Barack Obama accelerated his political ascent in 2002 by positioning himself firmly as the voice of anti-war Democrats. Unlike Hillary Clinton, Joe Biden, John Edwards and John Kerry, then-Illinois state Sen. Obama announced that he opposed the effort to topple Saddam Hussein, not because he opposed all wars, but because he resisted what he called “dumb wars.”
What was “dumb” about the Iraq War? Sen. Obama didn’t say precisely, but he inveighed against “the cynical attempt by Richard Perle and Paul Wolfowitz and other armchair, weekend warriors in this administration to shove their own ideological agendas down our throats.”

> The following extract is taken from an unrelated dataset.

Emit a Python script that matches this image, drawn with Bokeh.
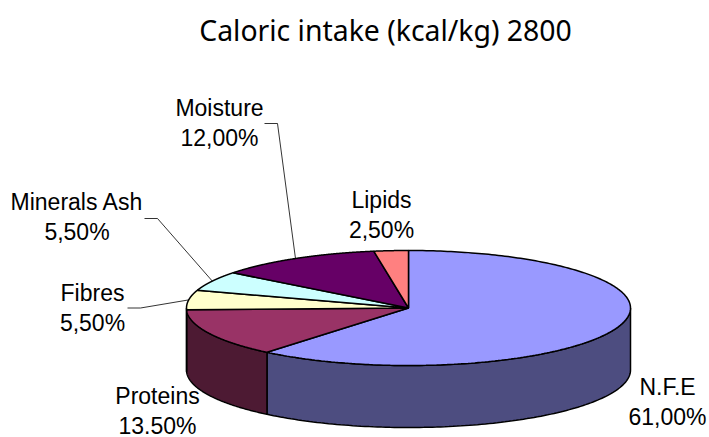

He said “hacks” like Karl Rove were using war in an attempt to distract the nation from “a rise in the uninsured, a rise in the poverty rate, a drop in the median income — to distract us from corporate scandals and a stock market that has just gone through the worst month since the Great Depression.”
In short, Obama gave President George W. Bush and those (including some Democrats) who supported overthrowing Saddam Hussein absolutely no credit for sincerity. To the contrary, he imputed the worst motives to them.
Republicans are being more generous. Speaker John Boehner and Majority Leader Eric Cantor have endorsed the president’s call for the use of force against Syria. Former Bush advisers Stephen Hadley and Eric Edelman have agreed to lobby Republicans on Obama’s behalf. A number of leading Republicans have penned op-eds supporting this most nakedly partisan of presidents — though it must feel to them like a bone in the throat.
Most presidents consider the use of force to be a matter of high principle, urgent national interest, or both. Obama apparently considers the matter an opportunity to put a Congress of the other party on the spot. “Congress is now the dog that caught the car,” tweeted a snide David Axelrod after Obama reversed himself and decided to ask for congressional authorization.
By asking for approval that he had reason to suspect might not be forthcoming, the president is attempting to wriggle off the hook he impaled himself on when he puffed out his chest and drew a red line. He apparently did not consider how he would react if Syrian President Bashar al-Assad crossed the line or how it would diminish American credibility if he failed to act. His initial response, when reports of chemical weapons use first surfaced last March, was to ignore it and hope no one noticed. Assad noticed and deployed the weapons even more flagrantly. Now the president is hoping that Congress can give him cover for failing to respond again.
The Obama administration may well be the first in American history to ask Congress to authorize a military slap on the wrist. How else to interpret the promises and representations flowing from the White House that any military action will not involve “boots on the ground,” will last no more than two or three days, will be in John Kerry’s words “unbelievably small.” A White House aide told the LA Times that the president’s attack would be “just muscular enough not to get mocked.”
Obama is asking for authority he insists he does not need to carry out a military campaign that will, to quote Kerry again, “hold Bashar al-Assad accountable without engaging in troops on the ground or any other prolonged kind of effort in a very limited, very targeted, short-term effort that degrades his capacity to deliver chemical weapons without assuming responsibility for Syria’s civil war.”
How can Congress take this seriously? “This is not war in the classic sense,” the secretary of state explained. Right, and that’s part of the problem.
The president insists that it isn’t his credibility but that of the “international community” that is at stake here. Yet the principle he claims to be upholding — that chemical weapons use should never be tolerated — is not one that gave him second thoughts in that 2002 speech. He acknowledged that Saddam “butchers his own people to secure his own power. He has repeatedly defied U.N. resolutions, thwarted U.N. inspection teams, developed chemical and biological weapons, and coveted nuclear capacity. He’s a bad guy.”
But removing Saddam by force — even though he gassed more of his own people than Assad has his — constituted a “dumb war.” The president must now persuade Congress that his “unbelievably small” pinprick of violence a) will adequately deter a hardened war criminal, and b) is not “dumb.”